Start
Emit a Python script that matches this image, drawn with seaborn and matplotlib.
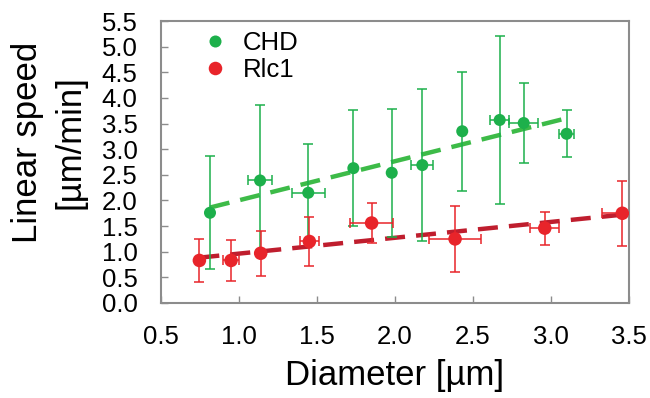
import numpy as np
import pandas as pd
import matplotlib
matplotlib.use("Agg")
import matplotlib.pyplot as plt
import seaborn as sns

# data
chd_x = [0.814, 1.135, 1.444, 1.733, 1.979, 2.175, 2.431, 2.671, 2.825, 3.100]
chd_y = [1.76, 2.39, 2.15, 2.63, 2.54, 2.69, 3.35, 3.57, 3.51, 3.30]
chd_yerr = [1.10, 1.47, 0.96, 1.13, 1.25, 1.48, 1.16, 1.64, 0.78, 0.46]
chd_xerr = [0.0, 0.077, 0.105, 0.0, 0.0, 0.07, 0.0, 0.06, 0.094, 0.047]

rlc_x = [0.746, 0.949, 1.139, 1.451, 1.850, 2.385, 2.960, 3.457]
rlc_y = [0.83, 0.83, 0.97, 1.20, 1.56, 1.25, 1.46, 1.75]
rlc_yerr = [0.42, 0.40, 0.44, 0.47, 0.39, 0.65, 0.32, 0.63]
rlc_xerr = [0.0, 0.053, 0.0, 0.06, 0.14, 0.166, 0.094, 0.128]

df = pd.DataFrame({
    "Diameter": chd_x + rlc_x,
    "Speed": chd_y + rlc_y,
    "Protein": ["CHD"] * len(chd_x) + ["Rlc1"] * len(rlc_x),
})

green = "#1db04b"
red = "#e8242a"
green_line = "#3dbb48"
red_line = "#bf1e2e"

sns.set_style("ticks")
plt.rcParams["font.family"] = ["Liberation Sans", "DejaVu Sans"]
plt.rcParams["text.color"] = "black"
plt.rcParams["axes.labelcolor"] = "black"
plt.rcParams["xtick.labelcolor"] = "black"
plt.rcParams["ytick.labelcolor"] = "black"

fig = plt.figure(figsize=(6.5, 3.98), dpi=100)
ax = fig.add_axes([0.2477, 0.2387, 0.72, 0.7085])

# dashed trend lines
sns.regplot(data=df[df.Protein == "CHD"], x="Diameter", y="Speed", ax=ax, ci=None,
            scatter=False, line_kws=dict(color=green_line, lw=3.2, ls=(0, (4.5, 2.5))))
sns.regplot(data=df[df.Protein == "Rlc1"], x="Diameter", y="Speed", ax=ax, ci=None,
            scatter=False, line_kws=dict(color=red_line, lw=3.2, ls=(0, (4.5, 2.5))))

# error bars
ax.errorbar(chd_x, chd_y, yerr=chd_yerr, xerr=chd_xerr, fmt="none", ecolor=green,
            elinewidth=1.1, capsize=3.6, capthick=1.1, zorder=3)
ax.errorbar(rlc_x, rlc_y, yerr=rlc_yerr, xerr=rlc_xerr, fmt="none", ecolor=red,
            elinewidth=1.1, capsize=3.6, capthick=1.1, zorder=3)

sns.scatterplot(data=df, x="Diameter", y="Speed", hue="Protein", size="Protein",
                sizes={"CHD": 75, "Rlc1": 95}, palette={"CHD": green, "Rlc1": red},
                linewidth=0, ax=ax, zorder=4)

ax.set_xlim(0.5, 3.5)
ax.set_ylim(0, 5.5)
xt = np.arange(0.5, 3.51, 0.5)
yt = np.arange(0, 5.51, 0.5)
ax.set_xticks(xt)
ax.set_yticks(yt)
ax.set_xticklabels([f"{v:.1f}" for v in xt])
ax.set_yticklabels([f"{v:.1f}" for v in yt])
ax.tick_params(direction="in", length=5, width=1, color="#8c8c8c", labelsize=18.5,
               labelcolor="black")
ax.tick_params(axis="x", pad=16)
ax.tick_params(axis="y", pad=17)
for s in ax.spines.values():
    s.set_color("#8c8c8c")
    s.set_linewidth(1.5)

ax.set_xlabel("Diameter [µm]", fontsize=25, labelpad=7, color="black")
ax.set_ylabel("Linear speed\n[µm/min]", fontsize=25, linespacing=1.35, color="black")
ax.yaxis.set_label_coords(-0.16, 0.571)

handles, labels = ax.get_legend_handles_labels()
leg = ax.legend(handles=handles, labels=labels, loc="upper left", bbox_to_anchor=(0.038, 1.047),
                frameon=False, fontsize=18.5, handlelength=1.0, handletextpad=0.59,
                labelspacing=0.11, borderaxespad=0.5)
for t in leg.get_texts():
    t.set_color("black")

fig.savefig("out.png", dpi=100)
End
WHAT IS EXPECTED: Every line from the start of the listing above through the line with "ax = fig.add_axes([0.2477, 0.2387, 0.72, 0.7085])" should be repeated exactly; skip the pictures and add nothing else.

RESPONSE FOR THIS EXERCISE:
Emit a Python script that matches this image, drawn with seaborn and matplotlib.
import numpy as np
import pandas as pd
import matplotlib
matplotlib.use("Agg")
import matplotlib.pyplot as plt
import seaborn as sns

# data
chd_x = [0.814, 1.135, 1.444, 1.733, 1.979, 2.175, 2.431, 2.671, 2.825, 3.100]
chd_y = [1.76, 2.39, 2.15, 2.63, 2.54, 2.69, 3.35, 3.57, 3.51, 3.30]
chd_yerr = [1.10, 1.47, 0.96, 1.13, 1.25, 1.48, 1.16, 1.64, 0.78, 0.46]
chd_xerr = [0.0, 0.077, 0.105, 0.0, 0.0, 0.07, 0.0, 0.06, 0.094, 0.047]

rlc_x = [0.746, 0.949, 1.139, 1.451, 1.850, 2.385, 2.960, 3.457]
rlc_y = [0.83, 0.83, 0.97, 1.20, 1.56, 1.25, 1.46, 1.75]
rlc_yerr = [0.42, 0.40, 0.44, 0.47, 0.39, 0.65, 0.32, 0.63]
rlc_xerr = [0.0, 0.053, 0.0, 0.06, 0.14, 0.166, 0.094, 0.128]

df = pd.DataFrame({
    "Diameter": chd_x + rlc_x,
    "Speed": chd_y + rlc_y,
    "Protein": ["CHD"] * len(chd_x) + ["Rlc1"] * len(rlc_x),
})

green = "#1db04b"
red = "#e8242a"
green_line = "#3dbb48"
red_line = "#bf1e2e"

sns.set_style("ticks")
plt.rcParams["font.family"] = ["Liberation Sans", "DejaVu Sans"]
plt.rcParams["text.color"] = "black"
plt.rcParams["axes.labelcolor"] = "black"
plt.rcParams["xtick.labelcolor"] = "black"
plt.rcParams["ytick.labelcolor"] = "black"

fig = plt.figure(figsize=(6.5, 3.98), dpi=100)
ax = fig.add_axes([0.2477, 0.2387, 0.72, 0.7085])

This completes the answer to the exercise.